**Goal**. Copy out the listing that follows, exactly, without its pictures.

**Raw data**.
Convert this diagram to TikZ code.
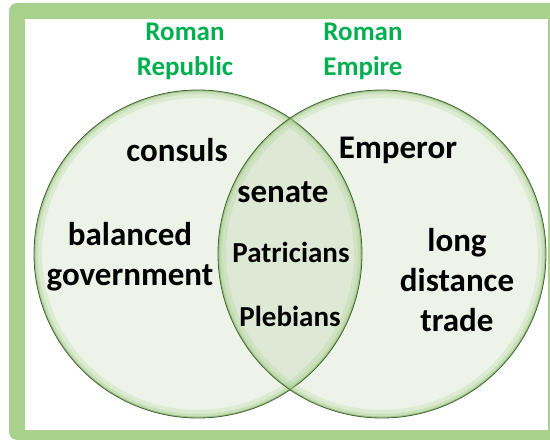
\documentclass[tikz,border=0pt]{standalone}
\usepackage{fontspec}
\setmainfont{Carlito}
\usepackage{tikz}
\definecolor{framegreen}{RGB}{169,209,142}
\definecolor{titlegreen}{RGB}{0,176,80}
\definecolor{rimgreen}{RGB}{62,104,46}
\definecolor{circfill}{RGB}{237,243,232}
\definecolor{lensfill}{RGB}{222,233,213}
\newcommand\bigtxt{\fontsize{33}{40}\selectfont\bfseries}
\newcommand\midtxt{\fontsize{29}{36}\selectfont\bfseries}

\begin{document}
\begin{tikzpicture}[x=1pt, y=-1pt,
  title/.style={align=center, text=titlegreen, font=\fontsize{27}{35}\selectfont\bfseries},
  word/.style={align=center, font=\bigtxt},
  inword/.style={align=center, font=\midtxt}]
\clip (0,0) rectangle (550,441);
% frame
\fill[framegreen, rounded corners=8pt] (9,3) rectangle (570,440);
\fill[white] (25,19) rectangle (548,430);
\coordinate (rc) at (198,254);
\coordinate (ec) at (382,254);
% circles
\fill[circfill] (rc) circle (164);
\fill[circfill] (ec) circle (164);
\begin{scope}
\clip (rc) circle (164);
\fill[lensfill] (ec) circle (164);
\end{scope}
\foreach \c in {rc,ec}{
\begin{scope}
\clip (\c) circle (164);
\draw[framegreen, line width=16pt, opacity=.25] (\c) circle (164);
\draw[framegreen, line width=8pt, opacity=.35] (\c) circle (164);
\draw[framegreen!80!black, line width=3pt, opacity=.5] (\c) circle (164);
\end{scope}
\draw[rimgreen, line width=.8pt] (\c) circle (164);
}
% titles
\node[title] (rep) at (185,51) {Roman\\Republic};
\node[title] (emp) at (363,51) {Roman\\Empire};
% words
\node[word] (cons) at (177,150) {consuls};
\node[word] (empr) at (398,150) {Emperor};
\node[word] (bal) at (130,257) {balanced\\government};
\node[word] (trade) at (457,280) {long\\distance\\trade};
\node[word] (sen) at (283,192) {senate};
\node[inword] (pat) at (291,252) {Patricians};
\node[inword] (pleb) at (290,316) {Plebians};
\end{tikzpicture}
\end{document}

**Solution to this task**.
Convert this diagram to TikZ code.
\documentclass[tikz,border=0pt]{standalone}
\usepackage{fontspec}
\setmainfont{Carlito}
\usepackage{tikz}
\definecolor{framegreen}{RGB}{169,209,142}
\definecolor{titlegreen}{RGB}{0,176,80}
\definecolor{rimgreen}{RGB}{62,104,46}
\definecolor{circfill}{RGB}{237,243,232}
\definecolor{lensfill}{RGB}{222,233,213}
\newcommand\bigtxt{\fontsize{33}{40}\selectfont\bfseries}
\newcommand\midtxt{\fontsize{29}{36}\selectfont\bfseries}

\begin{document}
\begin{tikzpicture}[x=1pt, y=-1pt,
  title/.style={align=center, text=titlegreen, font=\fontsize{27}{35}\selectfont\bfseries},
  word/.style={align=center, font=\bigtxt},
  inword/.style={align=center, font=\midtxt}]
\clip (0,0) rectangle (550,441);
% frame
\fill[framegreen, rounded corners=8pt] (9,3) rectangle (570,440);
\fill[white] (25,19) rectangle (548,430);
\coordinate (rc) at (198,254);
\coordinate (ec) at (382,254);
% circles
\fill[circfill] (rc) circle (164);
\fill[circfill] (ec) circle (164);
\begin{scope}
\clip (rc) circle (164);
\fill[lensfill] (ec) circle (164);
\end{scope}
\foreach \c in {rc,ec}{
\begin{scope}
\clip (\c) circle (164);
\draw[framegreen, line width=16pt, opacity=.25] (\c) circle (164);
\draw[framegreen, line width=8pt, opacity=.35] (\c) circle (164);
\draw[framegreen!80!black, line width=3pt, opacity=.5] (\c) circle (164);
\end{scope}
\draw[rimgreen, line width=.8pt] (\c) circle (164);
}
% titles
\node[title] (rep) at (185,51) {Roman\\Republic};
\node[title] (emp) at (363,51) {Roman\\Empire};
% words
\node[word] (cons) at (177,150) {consuls};
\node[word] (empr) at (398,150) {Emperor};
\node[word] (bal) at (130,257) {balanced\\government};
\node[word] (trade) at (457,280) {long\\distance\\trade};
\node[word] (sen) at (283,192) {senate};
\node[inword] (pat) at (291,252) {Patricians};
\node[inword] (pleb) at (290,316) {Plebians};
\end{tikzpicture}
\end{document}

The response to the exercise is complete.